22.Os tiranos tiraram-lhe todos os bens que havia reunido e levado consigo à cidade desde Peréia. O resto de seu enxoval e o pouco alimento que encontraram foi sendo roubado por pessoas armadas que entravam a cada dia. Foi grande a indignação daquela pobre mulher, que muitas vezes injuriava e maldizia os ladrões para excitá-los contra si mesma.
23.Mas como ninguém a matava, movidos pela ira ou pela compaixão, e cansada de buscar alimentos para outros, que já eram impossíveis de encontrar em parte alguma, com as entranhas e a medula trespassadas pela fome, tomou como conselheiras a cólera e a necessidade e se lançou contra natureza, agarrou o filho que tinha - criança ainda de peito - e disse:
24.Criatura desgraçada! Em meio à guerra, à fome e à revolta, para quem vou guardar-te? Entre os romanos, se por acaso cairmos vivos em suas mãos, a escravidão; mas a fome se antecipa à própria escravidão e os rebeldes são ainda piores do que ambas as coisas. Eia! Seja alimento para mim, maldição para os rebeldes e fábula para o mundo: a única coisa que faltava às calamidades dos judeus!
25.E enquanto dizia estas coisas, deu morte a seu filho. Depois assou-o e comeu a metade; o resto guardou escondido. Em seguida apareceram os rebeldes, e farejando a ímpia exalação, ameaçaram a mulher de degolá-la imediatamente se não lhes mostrasse o que tinha preparado. Ela então lhes disse que para eles guardara uma boa porção e revelou o que restava de seu filho.

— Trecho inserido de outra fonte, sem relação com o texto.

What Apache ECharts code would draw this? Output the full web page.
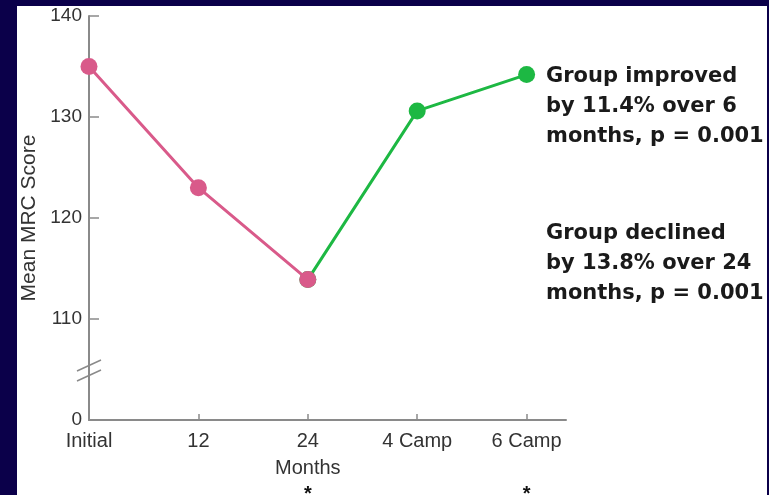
<!DOCTYPE html>
<html>
<head>
<meta charset="utf-8">
<script src="https://cdn.jsdelivr.net/npm/echarts@6/dist/echarts.min.js"></script>
<style>
  html, body { margin: 0; padding: 0; background: #0b004a; }
  #panel { position: absolute; left: 17px; top: 6px; width: 750px; height: 489px; background: #ffffff; }
  #chart { position: absolute; left: 0; top: 0; width: 769px; height: 495px; }
</style>
</head>
<body>
<div id="panel"></div>
<div id="chart"></div>
<script>
// Time points along the x axis
const categories = ['Initial', '12', '24', '4 Camp', '6 Camp'];
// Mean MRC score at each time point
const scores = [135.0, 123.0, 113.9, 130.6, 134.2];
// Decline phase covers the first three points, improvement phase the last three
const declineIdx = [0, 1, 2];
const improveIdx = [2, 3, 4];
// Y tick values and their printed labels (the bottom of the axis is the broken-off origin)
const yTickValues = [100, 110, 120, 130, 140];
const yTickLabels = ['0', '110', '120', '130', '140'];
// Extra lines printed under particular x labels
const xSubLabels = { '24': 'Months', '6 Camp': '' };
const starred = ['24', '6 Camp'];

const declineData = declineIdx.map(i => [i, scores[i]]);
const improveData = improveIdx.map(i => [i, scores[i]]);

const chart = echarts.init(document.getElementById('chart'), null, { renderer: 'canvas' });

const axisGray = '#8a8a8a';
const textGray = '#333333';
const baseFont = 'Liberation Sans, Arial, Helvetica, sans-serif';

chart.setOption({
  backgroundColor: 'transparent',
  animation: false,
  grid: { left: 89, right: 203, top: 16, bottom: 75, outerBoundsMode: 'none', containLabel: false },
  xAxis: {
    type: 'value',
    min: 0,
    max: 4.36,
    splitLine: { show: false },
    axisLine: { show: true, lineStyle: { color: axisGray, width: 2 } },
    axisTick: { show: true, inside: true, length: 6, customValues: [1, 2, 3, 4], lineStyle: { color: axisGray, width: 1.5 } },
    axisLabel: {
      customValues: [0, 1, 2, 3, 4],
      margin: 11,
      color: textGray,
      fontFamily: baseFont,
      fontSize: 20,
      formatter: function (v) {
        const name = categories[Math.round(v)];
        let s = '{c|' + name + '}';
        if (name in xSubLabels || starred.indexOf(name) >= 0) {
          s += '\n{m|' + (xSubLabels[name] || ' ') + '}';
          s += '\n{s|' + (starred.indexOf(name) >= 0 ? '*' : ' ') + '}';
        }
        return s;
      },
      rich: {
        c: { fontSize: 20, lineHeight: 20, color: textGray, fontFamily: baseFont },
        m: { fontSize: 20, lineHeight: 34, color: textGray, fontFamily: baseFont },
        s: { fontSize: 20, fontWeight: 'bold', lineHeight: 18, color: '#111', fontFamily: baseFont }
      }
    }
  },
  yAxis: {
    type: 'value',
    min: 100,
    max: 140,
    name: 'Mean MRC Score',
    nameLocation: 'middle',
    nameGap: 43,
    nameRotate: 90,
    nameTextStyle: { color: textGray, fontFamily: baseFont, fontSize: 21 },
    splitLine: { show: false },
    axisLine: { show: true, lineStyle: { color: axisGray, width: 2 } },
    axisTick: { show: true, inside: true, length: 10, customValues: [110, 120, 130, 140], lineStyle: { color: axisGray, width: 1.5 } },
    axisLabel: {
      customValues: yTickValues,
      margin: 7,
      color: textGray,
      fontFamily: baseFont,
      fontSize: 19,
      formatter: function (v) {
        const k = yTickValues.indexOf(Math.round(v));
        return k >= 0 ? yTickLabels[k] : '';
      }
    }
  },
  series: [
    {
      name: 'Improvement',
      type: 'line',
      data: improveData,
      symbol: 'circle',
      symbolSize: 17,
      z: 2,
      lineStyle: { color: '#1db843', width: 3 },
      itemStyle: { color: '#1db843' }
    },
    {
      name: 'Decline',
      type: 'line',
      data: declineData,
      symbol: 'circle',
      symbolSize: 17,
      z: 3,
      lineStyle: { color: '#d95a8a', width: 3 },
      itemStyle: { color: '#d95a8a' }
    }
  ]
});

// Annotation text on the right and the axis-break slashes
const annoStyle = {
  fill: '#1a1a1a',
  font: 'bold 21px "DejaVu Sans", sans-serif',
  lineHeight: 30
};
const brk = chart.convertToPixel({ gridIndex: 0 }, [0, 104.9]);
chart.setOption({
  graphic: [
    {
      type: 'text', left: 546, top: 62,
      style: Object.assign({ text: 'Group improved\nby 11.4% over 6\nmonths, p = 0.001' }, annoStyle)
    },
    {
      type: 'text', left: 546, top: 219,
      style: Object.assign({ text: 'Group declined\nby 13.8% over 24\nmonths, p = 0.001' }, annoStyle)
    },
    {
      type: 'line', z: 10,
      shape: { x1: brk[0] - 12, y1: brk[1] + 0.5, x2: brk[0] + 12, y2: brk[1] - 10.5 },
      style: { stroke: axisGray, lineWidth: 1.5 }
    },
    {
      type: 'line', z: 10,
      shape: { x1: brk[0] - 12, y1: brk[1] + 10.5, x2: brk[0] + 12, y2: brk[1] - 0.5 },
      style: { stroke: axisGray, lineWidth: 1.5 }
    }
  ]
});
</script>
</body>
</html>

26.O horror e o pasmo surpreendeu-os na hora e ficaram cravados no lugar diante daquele espectáculo. Mas ela disse: é meu próprio filho e eu o fiz. Comei, pois também eu comi. Não sejais mais brandos do que uma mulher nem mais compassivos do que uma mãe. Mas se por escrúpulos piedosos recusais meu sacrifício, eu já comi por vós, fique o resto também para mim.
27.Depois disto, aqueles foram-se tremendo: foi a única vez em que se acovardaram e que, de malgrado, cederam à mãe tal comida. Em seguida a cidade inteira encheu-se de horror, e todo o mundo estremeceu ao ser-lhe apresentado frente aos olhos aquele crime como sendo seu próprio.
28. E entre os esfomeados havia pressa para morrer e uma certa inveja pelos que haviam se adiantado morrendo antes de ouvir e contemplar semelhantes horrores." Esta foi a recompensa dos judeus por sua iniquidade e impiedade para com o Cristo de Deus.